Kering, the owner of high-fashion labels such as Gucci, Saint Laurent and Alexander McQueen, is getting out of the sports lifestyle business. On Thursday, the French conglomerate said it would spin off the German sports brand Puma to its shareholders, the final move in a series of deals brokered by Kering as part of its transformation into a pure luxury player. The move is a signal of Kering’s belief in the health of the highest end of the consumer market. The number of Puma’s publicly traded shares would be increased to approximately 55 percent, a statement said.

Dropbox Is Said to Be Planning to Go Public

Silicon Valley has birthed many highly valued and hugely hyped startups in recent years, including Uber, Airbnb and Pinterest.

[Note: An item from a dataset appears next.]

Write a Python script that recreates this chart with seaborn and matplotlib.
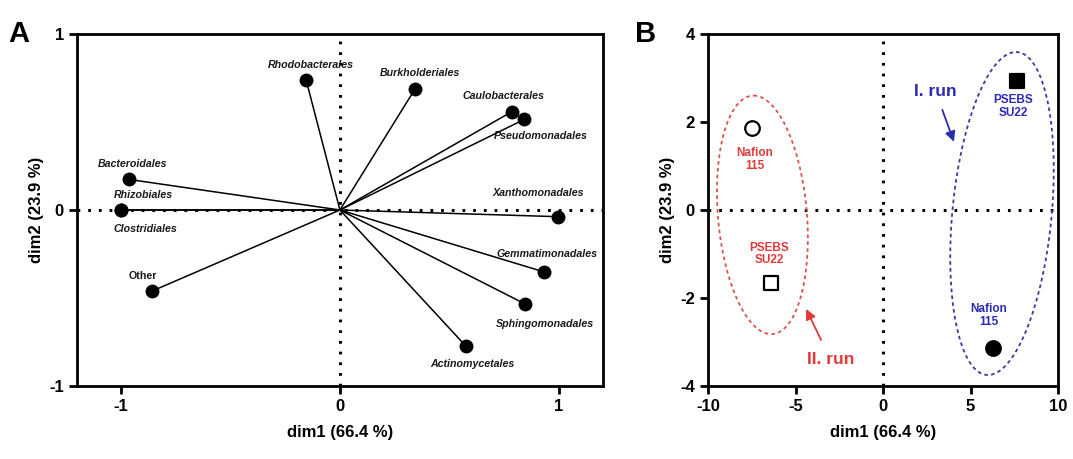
import numpy as np
import pandas as pd
import matplotlib
matplotlib.use("Agg")
import matplotlib.pyplot as plt
import seaborn as sns

# ---------------- data ----------------
# Panel A: loadings
orders = ["Rhodobacterales", "Burkholderiales", "Caulobacterales", "Pseudomonadales",
          "Bacteroidales", "Rhizobiales", "Clostridiales", "Xanthomonadales",
          "Gemmatimonadales", "Sphingomonadales", "Actinomycetales", "Other"]
dim1_load = [-0.154, 0.344, 0.784, 0.842, -0.965, -1.0, -1.0, 0.995, 0.932, 0.847, 0.574, -0.86]
dim2_load = [0.737, 0.69, 0.558, 0.515, 0.174, 0.0, 0.0, -0.038, -0.352, -0.535, -0.772, -0.462]

# Panel B: scores
samples = ["Nafion\n115", "PSEBS\nSU22", "PSEBS\nSU22", "Nafion\n115"]
runs = ["II", "II", "I", "I"]
dim1_score = [-7.48, -6.39, 7.63, 6.26]
dim2_score = [1.86, -1.67, 2.94, -3.13]

x_ticks_a = [-1, 0, 1]
y_ticks_a = [-1, 0, 1]
x_ticks_b = [-10, -5, 0, 5, 10]
y_ticks_b = [-4, -2, 0, 2, 4]

# ---------------- styling ----------------
sns.set_style("ticks")
plt.rcParams["font.family"] = ["Liberation Sans", "DejaVu Sans"]
plt.rcParams["font.weight"] = "bold"
plt.rcParams["axes.linewidth"] = 2.0
plt.rcParams["axes.unicode_minus"] = False
plt.rcParams["text.color"] = "black"
plt.rcParams["axes.labelcolor"] = "black"

# label offsets (points) for panel A
label_off = [(3, 11), (3, 11), (-6, 11), (12, -12), (3, 11), (16, 11), (18, -14),
             (-14, 17), (2, 13), (14, -14), (5, -13), (-6, 11)]

fig = plt.figure(figsize=(10.73, 4.59), dpi=100)
axA = fig.add_axes([0.0718, 0.159, 0.490, 0.767])
axB = fig.add_axes([0.660, 0.159, 0.326, 0.767])

dotted = dict(color="black", lw=2.2, ls=(0, (0.9, 2.6)), zorder=1)

# ---------------- panel A ----------------
dfA = pd.DataFrame({"order": orders, "dim1": dim1_load, "dim2": dim2_load})
axA.axhline(0, **dotted)
axA.axvline(0, **dotted)
for x, y in zip(dfA["dim1"], dfA["dim2"]):
    axA.plot([0, x], [0, y], color="black", lw=1.1, zorder=2)
sns.scatterplot(data=dfA, x="dim1", y="dim2", ax=axA, color="black", s=100,
                edgecolor="black", linewidth=0, zorder=3, legend=False)
for (name, x, y), off in zip(zip(orders, dim1_load, dim2_load), label_off):
    style = "normal" if name == "Other" else "italic"
    axA.annotate(name, (x, y), xytext=off, textcoords="offset points",
                 ha="center", va="center", fontsize=7.7, fontweight="bold",
                 fontstyle=style, color="#1a1a1a", zorder=4)
axA.set_xlim(-1.2, 1.2)
axA.set_ylim(-1, 1)
axA.set_xticks(x_ticks_a)
axA.set_yticks(y_ticks_a)
axA.set_xlabel("dim1 (66.4 %)", fontsize=12, fontweight="bold", labelpad=8)
axA.set_ylabel("dim2 (23.9 %)", fontsize=12, fontweight="bold", labelpad=4)

# ---------------- panel B ----------------
red = "#e03a3a"
blue = "#2b2bb0"
markers = ["o", "s", "s", "o"]
faces = ["white", "white", "black", "black"]
dfB = pd.DataFrame({"sample": samples, "run": runs, "dim1": dim1_score, "dim2": dim2_score})
axB.axhline(0, **dotted)
axB.axvline(0, **dotted)
for i in range(len(dfB)):
    sns.scatterplot(data=dfB.iloc[[i]], x="dim1", y="dim2", ax=axB, marker=markers[i],
                    color=faces[i], edgecolor="black", linewidth=1.6, s=110,
                    zorder=4, legend=False)

# sample labels
lab_pos = [(-7.35, 1.15), (-6.5, -1.0), (7.45, 2.35), (6.05, -2.4)]
lab_col = [red, red, blue, blue]
for s, (lx, ly), c in zip(samples, lab_pos, lab_col):
    axB.text(lx, ly, s, ha="center", va="center", fontsize=8.5, fontweight="bold",
             color=c, linespacing=1.05, zorder=5)

# group ellipses (centre, half major vector, half minor vector)
ell_center = [(-6.9, -0.11), (6.8, -0.08)]
ell_major = [(-0.5, 2.71), (0.8, 3.67)]
ell_minor = [(2.55, 0.0), (2.85, 0.0)]
ell_col = ["#d9534f", "#3a3a9e"]
t = np.linspace(0, 2 * np.pi, 300)
for (cx, cy), (ax_, ay_), (bx, by), c in zip(ell_center, ell_major, ell_minor, ell_col):
    ex = cx + ax_ * np.cos(t) + bx * np.sin(t)
    ey = cy + ay_ * np.cos(t) + by * np.sin(t)
    axB.plot(ex, ey, color=c, lw=1.3, ls=(0, (2.0, 1.8)), zorder=3)

# run annotations
axB.annotate("I. run", xy=(4.05, 1.55), xytext=(3.0, 2.7), ha="center", va="center",
             fontsize=12.5, fontweight="bold", color=blue,
             arrowprops=dict(arrowstyle="-|>", color=blue, lw=1.3, mutation_scale=15,
                             shrinkA=6, shrinkB=0))
axB.annotate("II. run", xy=(-4.4, -2.25), xytext=(-3.0, -3.4), ha="center", va="center",
             fontsize=12.5, fontweight="bold", color=red,
             arrowprops=dict(arrowstyle="-|>", color=red, lw=1.3, mutation_scale=15,
                             shrinkA=7, shrinkB=0))

axB.set_xlim(-10, 10)
axB.set_ylim(-4, 4)
axB.set_xticks(x_ticks_b)
axB.set_yticks(y_ticks_b)
axB.set_xlabel("dim1 (66.4 %)", fontsize=12, fontweight="bold", labelpad=8)
axB.set_ylabel("dim2 (23.9 %)", fontsize=12, fontweight="bold", labelpad=4)

for ax in (axA, axB):
    ax.tick_params(axis="both", direction="out", length=6, width=2, labelsize=12,
                   colors="black")
    for lab in ax.get_xticklabels() + ax.get_yticklabels():
        lab.set_fontweight("bold")
    for sp in ax.spines.values():
        sp.set_linewidth(2)
        sp.set_color("black")

fig.text(0.008, 0.925, "A", fontsize=21, fontweight="bold", va="center", color="black")
fig.text(0.592, 0.925, "B", fontsize=21, fontweight="bold", va="center", color="black")

fig.savefig("out.png", dpi=100)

Few have made it onto the stock market successfully. Now Dropbox, the online file storage company that is part of Silicon Valley’s closely watched pack of “unicorns,” plans to try its luck. The company has filed documents to go public, people briefed on the matter said Thursday. If Dropbox — last valued by private-market investors at about $10 billion — follows through on an initial public offering, it will become one of the highest-profile technology companies of late to seek a stock market listing.

States Push Back After Net Neutrality Repeal

A new front is opening in the battle to restore net neutrality rules: state legislatures. Lawmakers in at least six states, including California and New York, have introduced bills in recent weeks that would forbid internet providers to block or slow down sites or online services. Legislators in several other states, including North Carolina and Illinois, are weighing similar action. They are responding to the Federal Communications Commission’s vote last month to end regulations that barred internet service providers from creating slow and fast lanes for different sites and services. The new policy will go into effect in the coming weeks.

When the President Says It, Does That Mean It’s Not Unprintable?

Lester Holt opened the “NBC Nightly News” on Thursday with a parental warning: “This may not be appropriate for some of our younger viewers.” Media outlets on Thursday took the unusual step of allowing the word “shithole” in print and on air, after a report that President Donald Trump had used the term to describe African nations and Haiti during a White House meeting with lawmakers on immigration. It is exceedingly rare for the country’s biggest news organizations to publish a quote that includes an expletive. But several media executives said Thursday that the news value of Trump’s remarks was undeniable.